Exercise goal :: Within the records below, reproduce without change the lines from the line that has "Output the Python" through the line that has "GRID = '#e9e9e9'", and only those.

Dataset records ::

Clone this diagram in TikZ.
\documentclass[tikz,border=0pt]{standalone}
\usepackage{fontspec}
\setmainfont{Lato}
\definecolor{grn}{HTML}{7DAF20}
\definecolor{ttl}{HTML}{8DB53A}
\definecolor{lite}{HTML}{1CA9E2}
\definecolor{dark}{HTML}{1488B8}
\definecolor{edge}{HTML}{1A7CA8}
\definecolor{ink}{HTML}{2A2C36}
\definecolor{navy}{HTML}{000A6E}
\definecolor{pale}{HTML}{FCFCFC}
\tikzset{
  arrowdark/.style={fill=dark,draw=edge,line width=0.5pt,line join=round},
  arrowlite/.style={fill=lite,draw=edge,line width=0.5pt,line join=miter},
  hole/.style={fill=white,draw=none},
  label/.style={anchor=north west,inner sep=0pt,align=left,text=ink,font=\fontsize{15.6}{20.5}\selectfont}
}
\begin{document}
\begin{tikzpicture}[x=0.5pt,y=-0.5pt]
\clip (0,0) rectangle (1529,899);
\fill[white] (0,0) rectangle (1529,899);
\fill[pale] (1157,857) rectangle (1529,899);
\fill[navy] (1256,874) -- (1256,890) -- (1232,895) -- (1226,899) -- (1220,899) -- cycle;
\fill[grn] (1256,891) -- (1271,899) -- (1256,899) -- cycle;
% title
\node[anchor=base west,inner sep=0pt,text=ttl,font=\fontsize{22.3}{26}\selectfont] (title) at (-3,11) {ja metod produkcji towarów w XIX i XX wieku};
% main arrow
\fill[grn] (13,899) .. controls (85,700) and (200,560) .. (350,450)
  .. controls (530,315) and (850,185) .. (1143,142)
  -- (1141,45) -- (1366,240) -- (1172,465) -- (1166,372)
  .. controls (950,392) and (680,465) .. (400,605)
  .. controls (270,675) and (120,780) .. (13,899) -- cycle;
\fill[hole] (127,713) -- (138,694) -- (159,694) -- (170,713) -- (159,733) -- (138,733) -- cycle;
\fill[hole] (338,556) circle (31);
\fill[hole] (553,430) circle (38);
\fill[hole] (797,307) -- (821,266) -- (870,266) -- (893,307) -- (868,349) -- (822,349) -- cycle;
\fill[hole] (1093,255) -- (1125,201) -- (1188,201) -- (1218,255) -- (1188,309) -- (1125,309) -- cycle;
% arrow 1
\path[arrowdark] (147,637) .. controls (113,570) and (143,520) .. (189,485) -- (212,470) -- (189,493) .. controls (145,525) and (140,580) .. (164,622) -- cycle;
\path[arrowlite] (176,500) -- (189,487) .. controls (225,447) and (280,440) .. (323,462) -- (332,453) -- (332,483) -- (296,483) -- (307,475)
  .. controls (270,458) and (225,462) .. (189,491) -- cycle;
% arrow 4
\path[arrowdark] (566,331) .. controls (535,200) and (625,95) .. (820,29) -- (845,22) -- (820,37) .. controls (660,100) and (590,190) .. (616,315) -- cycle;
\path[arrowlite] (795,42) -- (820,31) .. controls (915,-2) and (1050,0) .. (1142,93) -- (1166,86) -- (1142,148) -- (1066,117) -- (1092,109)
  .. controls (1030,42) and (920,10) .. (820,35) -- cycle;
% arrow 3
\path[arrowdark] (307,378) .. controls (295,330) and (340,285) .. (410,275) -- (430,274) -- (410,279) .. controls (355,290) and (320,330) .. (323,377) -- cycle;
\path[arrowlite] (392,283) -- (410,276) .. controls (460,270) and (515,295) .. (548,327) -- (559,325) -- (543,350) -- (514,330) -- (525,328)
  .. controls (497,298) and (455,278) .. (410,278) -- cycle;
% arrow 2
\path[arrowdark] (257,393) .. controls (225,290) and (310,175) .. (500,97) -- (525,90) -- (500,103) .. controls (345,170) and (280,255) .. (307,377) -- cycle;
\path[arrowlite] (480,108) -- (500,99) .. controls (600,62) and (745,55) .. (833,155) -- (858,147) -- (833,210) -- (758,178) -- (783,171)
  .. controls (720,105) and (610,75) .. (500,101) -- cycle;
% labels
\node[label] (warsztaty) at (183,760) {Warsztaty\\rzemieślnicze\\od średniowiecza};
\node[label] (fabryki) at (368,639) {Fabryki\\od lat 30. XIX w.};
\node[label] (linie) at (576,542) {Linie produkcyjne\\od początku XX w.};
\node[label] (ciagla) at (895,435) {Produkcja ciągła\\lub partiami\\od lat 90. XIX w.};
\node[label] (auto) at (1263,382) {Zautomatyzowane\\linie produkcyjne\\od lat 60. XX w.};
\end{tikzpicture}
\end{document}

--

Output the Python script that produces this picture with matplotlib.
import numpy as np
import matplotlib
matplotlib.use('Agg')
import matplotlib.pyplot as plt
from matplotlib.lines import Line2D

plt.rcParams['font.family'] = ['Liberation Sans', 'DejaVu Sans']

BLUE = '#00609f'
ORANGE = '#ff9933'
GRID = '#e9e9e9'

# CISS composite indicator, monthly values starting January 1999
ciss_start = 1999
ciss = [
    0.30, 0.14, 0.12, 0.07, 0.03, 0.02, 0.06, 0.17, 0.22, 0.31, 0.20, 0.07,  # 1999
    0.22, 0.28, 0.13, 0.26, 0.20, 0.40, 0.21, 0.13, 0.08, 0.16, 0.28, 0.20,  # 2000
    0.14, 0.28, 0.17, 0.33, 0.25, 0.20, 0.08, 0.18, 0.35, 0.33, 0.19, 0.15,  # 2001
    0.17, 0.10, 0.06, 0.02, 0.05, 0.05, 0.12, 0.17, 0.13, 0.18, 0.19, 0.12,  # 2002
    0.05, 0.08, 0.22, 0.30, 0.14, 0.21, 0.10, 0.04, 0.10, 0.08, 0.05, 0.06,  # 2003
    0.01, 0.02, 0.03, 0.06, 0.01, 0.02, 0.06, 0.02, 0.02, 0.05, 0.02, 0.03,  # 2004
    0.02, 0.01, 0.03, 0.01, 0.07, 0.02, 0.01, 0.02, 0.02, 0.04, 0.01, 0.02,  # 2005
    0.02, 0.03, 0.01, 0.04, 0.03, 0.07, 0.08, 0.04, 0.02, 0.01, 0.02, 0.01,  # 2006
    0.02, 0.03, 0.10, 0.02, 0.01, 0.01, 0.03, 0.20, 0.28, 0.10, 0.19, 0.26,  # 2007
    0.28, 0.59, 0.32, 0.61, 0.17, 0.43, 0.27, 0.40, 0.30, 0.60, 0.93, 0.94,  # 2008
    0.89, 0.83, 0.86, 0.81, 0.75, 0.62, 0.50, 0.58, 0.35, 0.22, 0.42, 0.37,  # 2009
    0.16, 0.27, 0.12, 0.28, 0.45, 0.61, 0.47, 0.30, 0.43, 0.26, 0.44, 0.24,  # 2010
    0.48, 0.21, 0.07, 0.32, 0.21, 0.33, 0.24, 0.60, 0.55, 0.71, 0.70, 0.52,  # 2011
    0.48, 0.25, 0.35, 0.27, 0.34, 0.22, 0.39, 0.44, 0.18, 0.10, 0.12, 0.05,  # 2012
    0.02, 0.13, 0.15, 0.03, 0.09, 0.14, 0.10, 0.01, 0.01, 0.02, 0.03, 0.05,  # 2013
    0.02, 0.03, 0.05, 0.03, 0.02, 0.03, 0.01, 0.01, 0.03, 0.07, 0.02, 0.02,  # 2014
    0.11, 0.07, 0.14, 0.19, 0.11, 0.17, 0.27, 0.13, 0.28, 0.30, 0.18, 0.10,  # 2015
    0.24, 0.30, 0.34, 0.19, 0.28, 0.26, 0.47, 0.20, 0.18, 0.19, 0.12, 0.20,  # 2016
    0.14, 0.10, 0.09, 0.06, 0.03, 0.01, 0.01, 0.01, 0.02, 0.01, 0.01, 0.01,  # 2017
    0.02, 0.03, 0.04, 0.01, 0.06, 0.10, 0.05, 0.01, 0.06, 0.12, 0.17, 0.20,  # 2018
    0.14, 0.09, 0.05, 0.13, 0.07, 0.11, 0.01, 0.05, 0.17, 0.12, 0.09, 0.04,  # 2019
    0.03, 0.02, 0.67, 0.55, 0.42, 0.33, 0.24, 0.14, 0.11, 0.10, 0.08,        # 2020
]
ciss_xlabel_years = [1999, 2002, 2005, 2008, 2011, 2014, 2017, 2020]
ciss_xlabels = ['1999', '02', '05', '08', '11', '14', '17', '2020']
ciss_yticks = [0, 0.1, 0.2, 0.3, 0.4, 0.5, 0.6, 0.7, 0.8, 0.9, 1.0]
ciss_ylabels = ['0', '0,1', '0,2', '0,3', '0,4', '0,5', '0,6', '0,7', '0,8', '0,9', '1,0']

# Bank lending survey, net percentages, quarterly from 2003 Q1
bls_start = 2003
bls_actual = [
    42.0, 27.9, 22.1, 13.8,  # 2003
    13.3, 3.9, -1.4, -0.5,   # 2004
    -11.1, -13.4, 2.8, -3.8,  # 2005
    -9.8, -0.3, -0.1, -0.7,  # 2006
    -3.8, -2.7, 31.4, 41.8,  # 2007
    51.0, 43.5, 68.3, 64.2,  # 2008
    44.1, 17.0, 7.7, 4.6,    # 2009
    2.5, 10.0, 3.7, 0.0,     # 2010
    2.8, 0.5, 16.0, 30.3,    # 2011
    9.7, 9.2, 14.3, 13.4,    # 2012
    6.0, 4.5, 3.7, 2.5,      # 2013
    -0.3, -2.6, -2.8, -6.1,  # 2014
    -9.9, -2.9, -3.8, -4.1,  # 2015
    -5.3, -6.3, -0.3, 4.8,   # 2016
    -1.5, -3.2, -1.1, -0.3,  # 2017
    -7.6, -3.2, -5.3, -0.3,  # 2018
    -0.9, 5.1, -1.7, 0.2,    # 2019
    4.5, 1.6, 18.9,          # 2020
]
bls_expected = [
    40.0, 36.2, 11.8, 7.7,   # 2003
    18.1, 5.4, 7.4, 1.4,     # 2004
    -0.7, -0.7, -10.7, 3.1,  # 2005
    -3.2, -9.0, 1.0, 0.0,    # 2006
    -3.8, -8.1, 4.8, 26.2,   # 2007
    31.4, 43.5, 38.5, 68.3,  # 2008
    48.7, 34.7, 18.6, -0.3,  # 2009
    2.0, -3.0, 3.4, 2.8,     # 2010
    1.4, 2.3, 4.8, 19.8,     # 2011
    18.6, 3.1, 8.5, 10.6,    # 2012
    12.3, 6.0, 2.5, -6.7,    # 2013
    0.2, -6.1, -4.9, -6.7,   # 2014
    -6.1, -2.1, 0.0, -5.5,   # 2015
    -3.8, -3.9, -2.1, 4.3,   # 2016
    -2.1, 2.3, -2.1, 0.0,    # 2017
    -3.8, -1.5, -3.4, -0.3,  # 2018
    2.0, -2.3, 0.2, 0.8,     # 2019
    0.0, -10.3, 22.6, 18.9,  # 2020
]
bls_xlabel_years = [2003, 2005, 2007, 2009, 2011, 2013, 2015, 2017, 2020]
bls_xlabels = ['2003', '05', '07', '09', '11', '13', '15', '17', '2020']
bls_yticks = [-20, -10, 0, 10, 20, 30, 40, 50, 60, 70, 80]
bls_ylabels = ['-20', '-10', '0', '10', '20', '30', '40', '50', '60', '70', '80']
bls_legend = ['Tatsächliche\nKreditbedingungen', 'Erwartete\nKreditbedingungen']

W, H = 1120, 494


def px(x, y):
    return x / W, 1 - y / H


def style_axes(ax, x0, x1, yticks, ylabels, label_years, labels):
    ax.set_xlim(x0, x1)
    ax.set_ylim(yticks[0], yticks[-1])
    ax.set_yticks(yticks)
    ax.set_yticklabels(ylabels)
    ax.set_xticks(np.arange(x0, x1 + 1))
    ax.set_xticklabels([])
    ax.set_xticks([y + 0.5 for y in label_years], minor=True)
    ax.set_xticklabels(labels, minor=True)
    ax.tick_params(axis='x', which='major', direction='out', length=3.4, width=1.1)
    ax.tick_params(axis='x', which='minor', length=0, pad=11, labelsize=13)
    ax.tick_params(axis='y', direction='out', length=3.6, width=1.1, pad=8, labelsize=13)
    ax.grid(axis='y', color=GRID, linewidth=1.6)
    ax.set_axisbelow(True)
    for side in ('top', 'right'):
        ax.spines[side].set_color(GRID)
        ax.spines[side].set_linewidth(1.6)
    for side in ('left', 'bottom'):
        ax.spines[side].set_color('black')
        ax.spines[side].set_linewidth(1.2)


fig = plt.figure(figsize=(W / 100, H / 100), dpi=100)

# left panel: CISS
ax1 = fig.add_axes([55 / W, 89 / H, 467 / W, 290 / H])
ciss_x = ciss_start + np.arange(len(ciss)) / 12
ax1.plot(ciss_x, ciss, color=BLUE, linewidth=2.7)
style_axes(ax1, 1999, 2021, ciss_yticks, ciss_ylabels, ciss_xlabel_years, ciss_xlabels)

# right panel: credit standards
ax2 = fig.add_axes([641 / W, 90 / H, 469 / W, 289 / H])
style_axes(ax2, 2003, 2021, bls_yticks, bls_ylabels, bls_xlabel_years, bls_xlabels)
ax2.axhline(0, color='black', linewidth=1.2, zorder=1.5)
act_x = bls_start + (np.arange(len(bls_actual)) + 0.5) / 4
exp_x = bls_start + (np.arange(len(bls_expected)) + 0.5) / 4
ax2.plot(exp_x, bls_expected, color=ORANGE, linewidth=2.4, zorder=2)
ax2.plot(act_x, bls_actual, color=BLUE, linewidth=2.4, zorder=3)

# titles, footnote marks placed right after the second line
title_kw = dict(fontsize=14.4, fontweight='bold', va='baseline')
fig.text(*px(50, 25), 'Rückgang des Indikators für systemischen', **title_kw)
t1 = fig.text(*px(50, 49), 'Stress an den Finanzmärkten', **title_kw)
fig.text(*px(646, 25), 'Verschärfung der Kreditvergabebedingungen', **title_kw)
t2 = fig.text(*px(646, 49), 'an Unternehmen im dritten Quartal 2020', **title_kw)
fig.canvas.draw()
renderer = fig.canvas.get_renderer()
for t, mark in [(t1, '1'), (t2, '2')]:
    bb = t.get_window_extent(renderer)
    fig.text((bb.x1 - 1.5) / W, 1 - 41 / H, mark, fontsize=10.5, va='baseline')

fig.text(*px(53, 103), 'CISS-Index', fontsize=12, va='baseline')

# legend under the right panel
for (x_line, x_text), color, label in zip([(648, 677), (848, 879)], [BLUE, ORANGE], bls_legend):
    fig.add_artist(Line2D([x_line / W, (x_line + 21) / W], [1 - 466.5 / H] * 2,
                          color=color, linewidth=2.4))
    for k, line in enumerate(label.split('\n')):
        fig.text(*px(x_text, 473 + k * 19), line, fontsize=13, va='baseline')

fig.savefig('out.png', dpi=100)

Reply ::
Output the Python script that produces this picture with matplotlib.
import numpy as np
import matplotlib
matplotlib.use('Agg')
import matplotlib.pyplot as plt
from matplotlib.lines import Line2D

plt.rcParams['font.family'] = ['Liberation Sans', 'DejaVu Sans']

BLUE = '#00609f'
ORANGE = '#ff9933'
GRID = '#e9e9e9'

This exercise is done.